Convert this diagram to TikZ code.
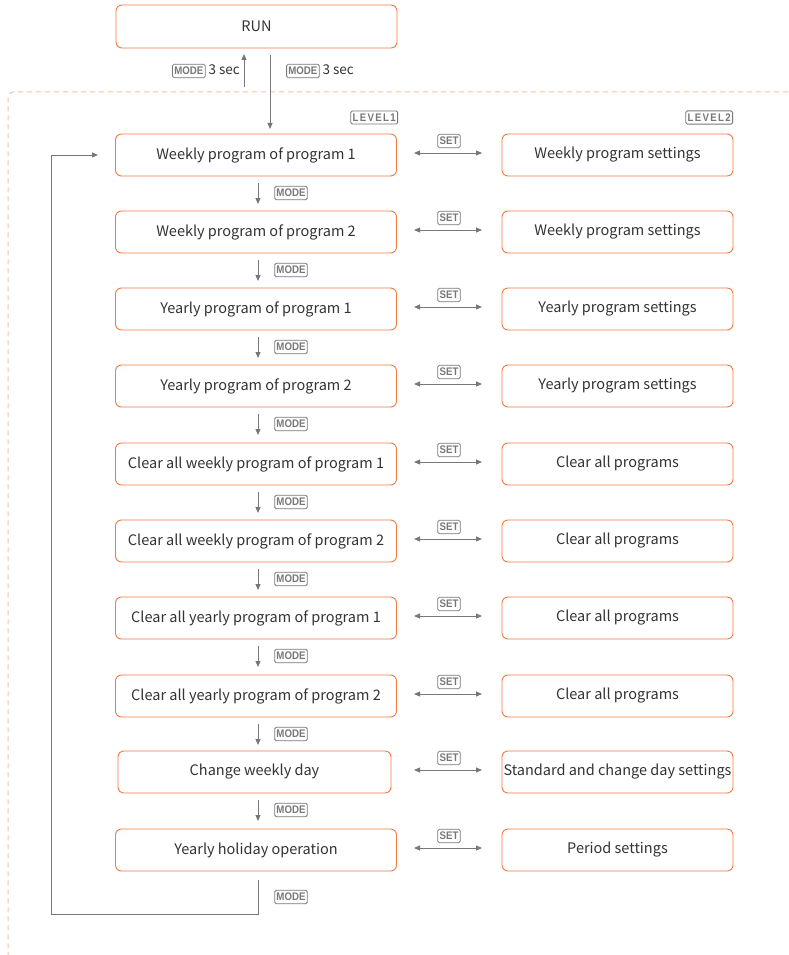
\documentclass[tikz,border=0pt]{standalone}
\usepackage{fontspec}
\setmainfont{Noto Sans CJK KR}
\newfontfamily\badgefont[FakeStretch=0.88]{Liberation Sans}
\usetikzlibrary{arrows.meta,positioning,calc}
\definecolor{boxor}{HTML}{F07A40}
\definecolor{dashor}{HTML}{F6BFA3}
\definecolor{txt}{HTML}{333333}
\definecolor{arr}{HTML}{777777}
\tikzset{
  lbox/.style={draw=boxor, line width=0.9pt, rounded corners=6pt, minimum width=281pt, minimum height=42pt, inner sep=0pt, text=txt, font=\fontsize{14.5}{16}\selectfont},
  rbox/.style={draw=boxor, line width=0.9pt, rounded corners=6pt, minimum width=231pt, minimum height=42pt, inner sep=0pt, text=txt, font=\fontsize{14.5}{16}\selectfont},
  badge/.style={draw=arr, line width=0.8pt, rounded corners=1.5pt, inner xsep=1.8pt, inner ysep=2.8pt, text=arr, font=\badgefont\bfseries\fontsize{11}{12}\selectfont},
  lvbadge/.style={badge, font=\badgefont\bfseries\fontsize{11}{12}\selectfont\addfontfeature{LetterSpace=12}},
  garrow/.style={draw=arr, line width=1pt, -{Triangle[width=5pt,length=6pt]}},
  darrow/.style={draw=arr, line width=1pt, {Triangle[width=5pt,length=6pt]}-{Triangle[width=5pt,length=6pt]}},
}
\begin{document}
\begin{tikzpicture}[x=1pt,y=-1pt]
\useasboundingbox (0,0) rectangle (788,955);
% dashed frame
\draw[dashor, line width=1pt, dash pattern=on 5pt off 4pt, rounded corners=5pt] (788,92) -- (8,92) -- (8,955);
% RUN
\node[lbox, minimum width=281pt, minimum height=43pt] (run) at (256.5,26.5) {RUN};
\coordinate (upS) at (244,87);
\coordinate (upE) at (244,54);
\draw[garrow] (upS) -- (upE);
\coordinate (dnS) at (270,55);
\coordinate (dnE) at (270,129);
\draw[garrow] (dnS) -- (dnE);
\node[anchor=east, inner sep=0pt] (ml) at (240,71) {\tikz[baseline=(b.base)]\node[badge] (b) {MODE};\hspace{3pt}{\color{txt}\fontsize{13.5}{15}\selectfont 3 sec}};
\node[anchor=west, inner sep=0pt] (mr) at (286,71) {\tikz[baseline=(b.base)]\node[badge] (b) {MODE};\hspace{3pt}{\color{txt}\fontsize{13.5}{15}\selectfont 3 sec}};
\node[lvbadge, anchor=east] (lv1) at (398,117.5) {LEVEL1};
\node[lvbadge, anchor=east] (lv2) at (733,117.5) {LEVEL2};
% rows
\foreach \i/\y/\lt/\rt in {
 1/155/{Weekly program of program 1}/{Weekly program settings},
 2/232/{Weekly program of program 2}/{Weekly program settings},
 3/309/{Yearly program of program 1}/{Yearly program settings},
 4/386/{Yearly program of program 2}/{Yearly program settings},
 5/464/{Clear all weekly program of program 1}/{Clear all programs},
 6/541/{Clear all weekly program of program 2}/{Clear all programs},
 7/618/{Clear all yearly program of program 1}/{Clear all programs},
 8/696/{Clear all yearly program of program 2}/{Clear all programs},
 10/850/{Yearly holiday operation}/{Period settings}}{
  \node[lbox] (L\i) at (256,\y) {\lt};
  \node[rbox] (R\i) at (617.5,\y) {\rt};
}
\node[lbox, minimum width=273pt] (L9) at (254.5,772) {Change weekly day};
\node[rbox] (R9) at (617.5,772) {Standard and change day settings};
% set arrows
\foreach \i/\y in {1/155,2/232,3/309,4/386,5/464,6/541,7/618,8/696,9/772,10/850}{
  \coordinate (sa\i) at (414,\y-2);
  \coordinate (sb\i) at (482,\y-2);
  \draw[darrow] (sa\i) -- (sb\i);
  \node[badge] (set\i) at (449,\y-14) {SET};
}
% mode arrows
\foreach \i/\j/\y in {1/2/155,2/3/232,3/4/309,4/5/386,5/6/464,6/7/541,7/8/618,8/9/696,9/10/772}{
  \coordinate (ma\i) at (258,\y+28);
  \coordinate (mb\i) at (258,\y+49);
  \draw[garrow] (ma\i) -- (mb\i);
  \node[badge] (mode\i) at (291,\y+38) {MODE};
}
\node[badge] (mode10) at (291,897) {MODE};
% loop back
\coordinate (lp0) at (258,880);
\coordinate (lp1) at (258,914);
\coordinate (lp2) at (51,914);
\coordinate (lp3) at (51,155);
\coordinate (lp4) at (98,155);
\draw[garrow] (lp0) -- (lp1) -- (lp2) -- (lp3) -- (lp4);
\end{tikzpicture}
\end{document}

• [PROBLEM REQUIREMENTS]
Leave out all pictures, then copy the remaining material exactly.

• [RESULT FOR THIS EXERCISE]
Convert this diagram to TikZ code.
\documentclass[tikz,border=0pt]{standalone}
\usepackage{fontspec}
\setmainfont{Noto Sans CJK KR}
\newfontfamily\badgefont[FakeStretch=0.88]{Liberation Sans}
\usetikzlibrary{arrows.meta,positioning,calc}
\definecolor{boxor}{HTML}{F07A40}
\definecolor{dashor}{HTML}{F6BFA3}
\definecolor{txt}{HTML}{333333}
\definecolor{arr}{HTML}{777777}
\tikzset{
  lbox/.style={draw=boxor, line width=0.9pt, rounded corners=6pt, minimum width=281pt, minimum height=42pt, inner sep=0pt, text=txt, font=\fontsize{14.5}{16}\selectfont},
  rbox/.style={draw=boxor, line width=0.9pt, rounded corners=6pt, minimum width=231pt, minimum height=42pt, inner sep=0pt, text=txt, font=\fontsize{14.5}{16}\selectfont},
  badge/.style={draw=arr, line width=0.8pt, rounded corners=1.5pt, inner xsep=1.8pt, inner ysep=2.8pt, text=arr, font=\badgefont\bfseries\fontsize{11}{12}\selectfont},
  lvbadge/.style={badge, font=\badgefont\bfseries\fontsize{11}{12}\selectfont\addfontfeature{LetterSpace=12}},
  garrow/.style={draw=arr, line width=1pt, -{Triangle[width=5pt,length=6pt]}},
  darrow/.style={draw=arr, line width=1pt, {Triangle[width=5pt,length=6pt]}-{Triangle[width=5pt,length=6pt]}},
}
\begin{document}
\begin{tikzpicture}[x=1pt,y=-1pt]
\useasboundingbox (0,0) rectangle (788,955);
% dashed frame
\draw[dashor, line width=1pt, dash pattern=on 5pt off 4pt, rounded corners=5pt] (788,92) -- (8,92) -- (8,955);
% RUN
\node[lbox, minimum width=281pt, minimum height=43pt] (run) at (256.5,26.5) {RUN};
\coordinate (upS) at (244,87);
\coordinate (upE) at (244,54);
\draw[garrow] (upS) -- (upE);
\coordinate (dnS) at (270,55);
\coordinate (dnE) at (270,129);
\draw[garrow] (dnS) -- (dnE);
\node[anchor=east, inner sep=0pt] (ml) at (240,71) {\tikz[baseline=(b.base)]\node[badge] (b) {MODE};\hspace{3pt}{\color{txt}\fontsize{13.5}{15}\selectfont 3 sec}};
\node[anchor=west, inner sep=0pt] (mr) at (286,71) {\tikz[baseline=(b.base)]\node[badge] (b) {MODE};\hspace{3pt}{\color{txt}\fontsize{13.5}{15}\selectfont 3 sec}};
\node[lvbadge, anchor=east] (lv1) at (398,117.5) {LEVEL1};
\node[lvbadge, anchor=east] (lv2) at (733,117.5) {LEVEL2};
% rows
\foreach \i/\y/\lt/\rt in {
 1/155/{Weekly program of program 1}/{Weekly program settings},
 2/232/{Weekly program of program 2}/{Weekly program settings},
 3/309/{Yearly program of program 1}/{Yearly program settings},
 4/386/{Yearly program of program 2}/{Yearly program settings},
 5/464/{Clear all weekly program of program 1}/{Clear all programs},
 6/541/{Clear all weekly program of program 2}/{Clear all programs},
 7/618/{Clear all yearly program of program 1}/{Clear all programs},
 8/696/{Clear all yearly program of program 2}/{Clear all programs},
 10/850/{Yearly holiday operation}/{Period settings}}{
  \node[lbox] (L\i) at (256,\y) {\lt};
  \node[rbox] (R\i) at (617.5,\y) {\rt};
}
\node[lbox, minimum width=273pt] (L9) at (254.5,772) {Change weekly day};
\node[rbox] (R9) at (617.5,772) {Standard and change day settings};
% set arrows
\foreach \i/\y in {1/155,2/232,3/309,4/386,5/464,6/541,7/618,8/696,9/772,10/850}{
  \coordinate (sa\i) at (414,\y-2);
  \coordinate (sb\i) at (482,\y-2);
  \draw[darrow] (sa\i) -- (sb\i);
  \node[badge] (set\i) at (449,\y-14) {SET};
}
% mode arrows
\foreach \i/\j/\y in {1/2/155,2/3/232,3/4/309,4/5/386,5/6/464,6/7/541,7/8/618,8/9/696,9/10/772}{
  \coordinate (ma\i) at (258,\y+28);
  \coordinate (mb\i) at (258,\y+49);
  \draw[garrow] (ma\i) -- (mb\i);
  \node[badge] (mode\i) at (291,\y+38) {MODE};
}
\node[badge] (mode10) at (291,897) {MODE};
% loop back
\coordinate (lp0) at (258,880);
\coordinate (lp1) at (258,914);
\coordinate (lp2) at (51,914);
\coordinate (lp3) at (51,155);
\coordinate (lp4) at (98,155);
\draw[garrow] (lp0) -- (lp1) -- (lp2) -- (lp3) -- (lp4);
\end{tikzpicture}
\end{document}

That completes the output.